_GIVEN INSTRUCTION_. Scan the records below. List lines holding "this".

[Figure scripts]
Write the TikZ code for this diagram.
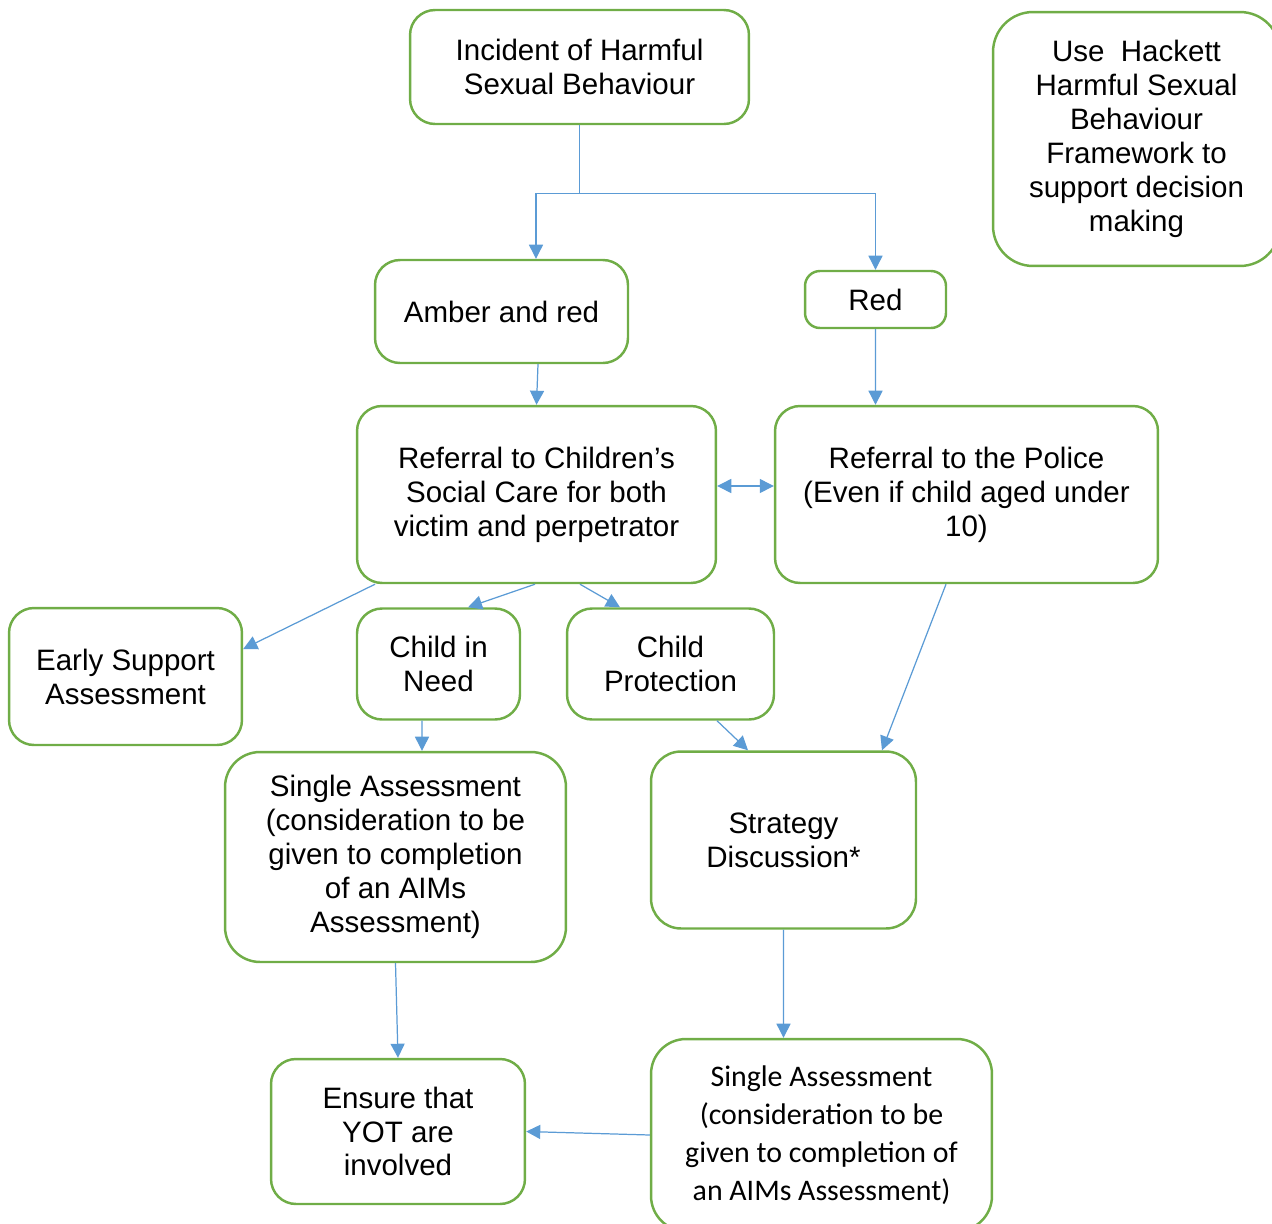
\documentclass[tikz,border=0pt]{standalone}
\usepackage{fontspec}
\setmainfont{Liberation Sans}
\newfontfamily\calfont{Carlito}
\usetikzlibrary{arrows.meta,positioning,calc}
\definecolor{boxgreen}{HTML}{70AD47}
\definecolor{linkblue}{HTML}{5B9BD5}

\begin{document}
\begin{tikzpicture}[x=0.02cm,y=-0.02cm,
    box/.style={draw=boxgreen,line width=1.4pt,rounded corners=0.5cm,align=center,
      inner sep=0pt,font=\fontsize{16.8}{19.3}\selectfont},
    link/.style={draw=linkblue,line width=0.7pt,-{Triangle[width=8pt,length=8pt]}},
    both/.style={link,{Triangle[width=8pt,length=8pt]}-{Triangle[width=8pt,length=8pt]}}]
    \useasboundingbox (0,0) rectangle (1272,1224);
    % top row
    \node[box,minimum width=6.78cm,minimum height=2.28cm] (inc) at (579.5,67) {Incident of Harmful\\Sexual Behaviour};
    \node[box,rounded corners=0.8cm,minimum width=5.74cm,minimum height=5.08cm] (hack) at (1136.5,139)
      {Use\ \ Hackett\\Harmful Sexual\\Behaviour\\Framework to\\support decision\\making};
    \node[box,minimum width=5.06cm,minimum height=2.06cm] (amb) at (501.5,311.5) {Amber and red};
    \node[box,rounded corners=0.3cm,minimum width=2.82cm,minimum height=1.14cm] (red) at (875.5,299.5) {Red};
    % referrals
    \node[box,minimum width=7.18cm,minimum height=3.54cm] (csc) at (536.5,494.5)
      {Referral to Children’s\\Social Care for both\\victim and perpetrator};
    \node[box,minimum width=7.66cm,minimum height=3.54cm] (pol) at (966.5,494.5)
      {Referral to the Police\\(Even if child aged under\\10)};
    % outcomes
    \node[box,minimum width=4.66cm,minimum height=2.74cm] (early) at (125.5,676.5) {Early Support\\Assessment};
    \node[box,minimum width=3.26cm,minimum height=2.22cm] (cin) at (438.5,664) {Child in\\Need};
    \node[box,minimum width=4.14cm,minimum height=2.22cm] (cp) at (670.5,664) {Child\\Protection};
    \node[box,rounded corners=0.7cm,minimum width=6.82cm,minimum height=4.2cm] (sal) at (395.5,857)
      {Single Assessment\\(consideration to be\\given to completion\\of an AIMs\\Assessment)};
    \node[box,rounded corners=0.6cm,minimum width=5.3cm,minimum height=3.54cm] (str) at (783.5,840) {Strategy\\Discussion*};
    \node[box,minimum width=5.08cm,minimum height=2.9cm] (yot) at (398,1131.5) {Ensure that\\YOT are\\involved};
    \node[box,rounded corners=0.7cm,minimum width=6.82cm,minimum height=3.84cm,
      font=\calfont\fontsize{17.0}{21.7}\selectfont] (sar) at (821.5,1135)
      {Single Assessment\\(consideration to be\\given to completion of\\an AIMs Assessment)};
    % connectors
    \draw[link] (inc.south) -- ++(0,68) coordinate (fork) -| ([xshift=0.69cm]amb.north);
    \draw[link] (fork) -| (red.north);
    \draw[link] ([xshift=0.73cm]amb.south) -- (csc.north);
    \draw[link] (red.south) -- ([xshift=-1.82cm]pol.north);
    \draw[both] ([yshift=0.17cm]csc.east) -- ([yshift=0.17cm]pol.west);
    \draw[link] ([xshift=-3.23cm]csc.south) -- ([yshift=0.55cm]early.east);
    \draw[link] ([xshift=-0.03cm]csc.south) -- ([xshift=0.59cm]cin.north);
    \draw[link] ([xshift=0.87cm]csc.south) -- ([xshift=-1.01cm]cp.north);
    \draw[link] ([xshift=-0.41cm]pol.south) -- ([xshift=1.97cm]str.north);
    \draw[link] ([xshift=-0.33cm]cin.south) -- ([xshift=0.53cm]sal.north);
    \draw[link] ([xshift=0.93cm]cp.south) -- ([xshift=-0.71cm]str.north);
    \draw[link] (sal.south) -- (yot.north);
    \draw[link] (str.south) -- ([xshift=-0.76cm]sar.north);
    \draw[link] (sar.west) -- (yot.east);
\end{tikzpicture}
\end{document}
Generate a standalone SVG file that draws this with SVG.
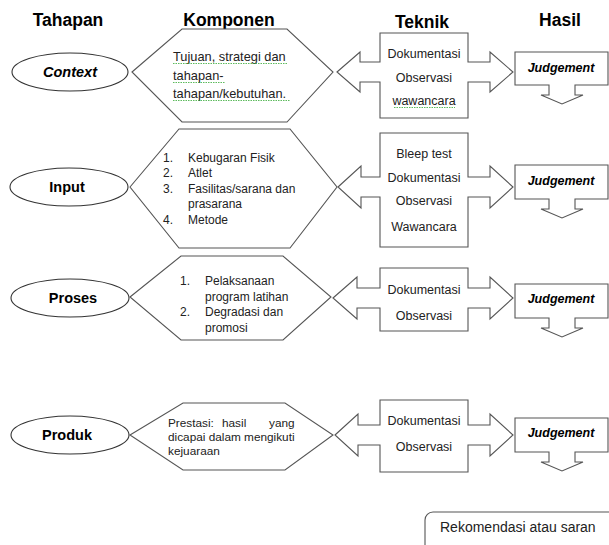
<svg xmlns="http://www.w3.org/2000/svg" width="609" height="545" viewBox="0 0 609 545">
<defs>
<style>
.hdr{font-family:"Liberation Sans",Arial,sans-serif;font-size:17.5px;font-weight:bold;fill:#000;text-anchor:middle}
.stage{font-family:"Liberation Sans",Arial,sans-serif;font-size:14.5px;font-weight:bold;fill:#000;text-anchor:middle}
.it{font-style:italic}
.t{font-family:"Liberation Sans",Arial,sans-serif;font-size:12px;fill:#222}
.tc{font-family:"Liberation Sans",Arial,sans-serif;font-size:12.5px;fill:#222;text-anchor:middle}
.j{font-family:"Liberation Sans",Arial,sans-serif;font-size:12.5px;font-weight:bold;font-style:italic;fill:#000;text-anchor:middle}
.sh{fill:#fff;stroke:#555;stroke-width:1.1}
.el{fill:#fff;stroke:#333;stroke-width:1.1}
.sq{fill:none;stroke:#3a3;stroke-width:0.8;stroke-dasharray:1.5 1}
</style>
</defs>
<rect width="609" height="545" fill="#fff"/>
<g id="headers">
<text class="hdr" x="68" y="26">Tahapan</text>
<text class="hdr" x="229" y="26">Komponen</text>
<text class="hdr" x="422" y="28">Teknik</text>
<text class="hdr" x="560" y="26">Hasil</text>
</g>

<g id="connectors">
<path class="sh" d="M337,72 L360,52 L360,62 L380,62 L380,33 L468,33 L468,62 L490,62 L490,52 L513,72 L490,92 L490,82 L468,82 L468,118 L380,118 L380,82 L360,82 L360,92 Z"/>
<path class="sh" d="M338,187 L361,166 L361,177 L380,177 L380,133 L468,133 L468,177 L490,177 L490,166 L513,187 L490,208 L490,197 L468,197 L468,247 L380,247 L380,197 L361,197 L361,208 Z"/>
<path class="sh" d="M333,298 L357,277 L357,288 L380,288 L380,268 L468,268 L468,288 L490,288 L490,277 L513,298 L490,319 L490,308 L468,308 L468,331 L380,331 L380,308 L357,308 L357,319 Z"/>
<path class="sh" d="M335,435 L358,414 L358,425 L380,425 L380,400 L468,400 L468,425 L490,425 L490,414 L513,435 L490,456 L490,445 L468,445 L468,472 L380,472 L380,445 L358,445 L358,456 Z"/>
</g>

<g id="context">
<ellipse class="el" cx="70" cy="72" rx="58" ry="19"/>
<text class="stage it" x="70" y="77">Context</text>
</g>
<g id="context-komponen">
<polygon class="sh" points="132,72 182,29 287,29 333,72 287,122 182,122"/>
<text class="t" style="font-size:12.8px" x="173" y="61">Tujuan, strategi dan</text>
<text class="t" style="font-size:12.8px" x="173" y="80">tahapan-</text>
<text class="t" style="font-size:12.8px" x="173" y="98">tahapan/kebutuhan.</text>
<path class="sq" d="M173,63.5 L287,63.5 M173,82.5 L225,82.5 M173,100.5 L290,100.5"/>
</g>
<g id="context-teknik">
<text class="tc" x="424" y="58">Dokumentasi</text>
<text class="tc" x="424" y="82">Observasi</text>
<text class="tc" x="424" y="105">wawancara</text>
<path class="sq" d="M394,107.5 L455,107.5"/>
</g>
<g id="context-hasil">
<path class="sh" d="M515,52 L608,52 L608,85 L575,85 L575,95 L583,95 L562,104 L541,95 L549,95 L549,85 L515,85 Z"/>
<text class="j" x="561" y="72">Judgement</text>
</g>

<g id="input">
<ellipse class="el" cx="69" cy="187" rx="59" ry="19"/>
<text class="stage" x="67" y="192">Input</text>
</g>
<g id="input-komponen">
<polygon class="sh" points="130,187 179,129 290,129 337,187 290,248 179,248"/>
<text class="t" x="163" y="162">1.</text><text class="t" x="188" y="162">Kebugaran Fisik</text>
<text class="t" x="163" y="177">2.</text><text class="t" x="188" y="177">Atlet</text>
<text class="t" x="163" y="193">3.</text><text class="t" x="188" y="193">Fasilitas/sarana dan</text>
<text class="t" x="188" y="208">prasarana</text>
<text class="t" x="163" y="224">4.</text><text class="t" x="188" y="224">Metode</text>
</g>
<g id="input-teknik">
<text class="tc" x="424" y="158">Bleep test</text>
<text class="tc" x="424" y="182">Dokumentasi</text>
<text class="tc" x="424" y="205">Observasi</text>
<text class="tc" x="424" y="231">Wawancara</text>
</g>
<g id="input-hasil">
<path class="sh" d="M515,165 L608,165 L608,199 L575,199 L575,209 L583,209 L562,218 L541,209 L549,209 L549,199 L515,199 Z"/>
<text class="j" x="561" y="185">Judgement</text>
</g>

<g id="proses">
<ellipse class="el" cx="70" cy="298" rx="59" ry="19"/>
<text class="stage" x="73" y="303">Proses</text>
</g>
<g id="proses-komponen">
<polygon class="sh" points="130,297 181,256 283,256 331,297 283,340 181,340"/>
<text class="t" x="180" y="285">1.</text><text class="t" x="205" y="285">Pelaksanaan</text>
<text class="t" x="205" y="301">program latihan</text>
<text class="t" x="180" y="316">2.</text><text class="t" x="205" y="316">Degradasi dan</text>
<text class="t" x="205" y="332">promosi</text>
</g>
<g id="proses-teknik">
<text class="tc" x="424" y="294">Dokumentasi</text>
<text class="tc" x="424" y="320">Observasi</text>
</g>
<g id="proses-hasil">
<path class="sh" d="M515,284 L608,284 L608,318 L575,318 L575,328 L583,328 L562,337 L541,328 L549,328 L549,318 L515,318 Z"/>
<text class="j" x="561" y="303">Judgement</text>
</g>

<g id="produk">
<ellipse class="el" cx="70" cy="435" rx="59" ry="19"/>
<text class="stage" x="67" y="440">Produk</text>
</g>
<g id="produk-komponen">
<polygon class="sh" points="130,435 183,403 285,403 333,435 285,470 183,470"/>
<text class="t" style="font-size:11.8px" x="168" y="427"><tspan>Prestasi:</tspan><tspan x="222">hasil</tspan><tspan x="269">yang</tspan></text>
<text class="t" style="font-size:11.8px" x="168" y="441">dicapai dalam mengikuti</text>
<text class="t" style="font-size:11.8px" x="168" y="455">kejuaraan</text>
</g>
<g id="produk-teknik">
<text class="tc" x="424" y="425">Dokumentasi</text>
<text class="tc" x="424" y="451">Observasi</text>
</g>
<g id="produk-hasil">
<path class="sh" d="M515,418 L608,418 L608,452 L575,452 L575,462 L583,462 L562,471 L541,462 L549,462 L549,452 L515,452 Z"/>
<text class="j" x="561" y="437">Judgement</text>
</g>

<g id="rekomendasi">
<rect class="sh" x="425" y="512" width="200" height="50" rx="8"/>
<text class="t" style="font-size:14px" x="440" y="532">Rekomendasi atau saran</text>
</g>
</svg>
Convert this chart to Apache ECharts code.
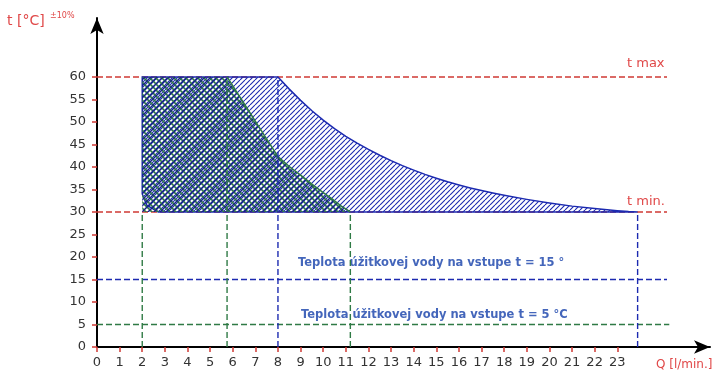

_ANSWER FOR THE TASK_.
Write the TikZ code for this diagram.
Generate a standalone SVG file that draws this with SVG.
Convert this chart to Apache ECharts code.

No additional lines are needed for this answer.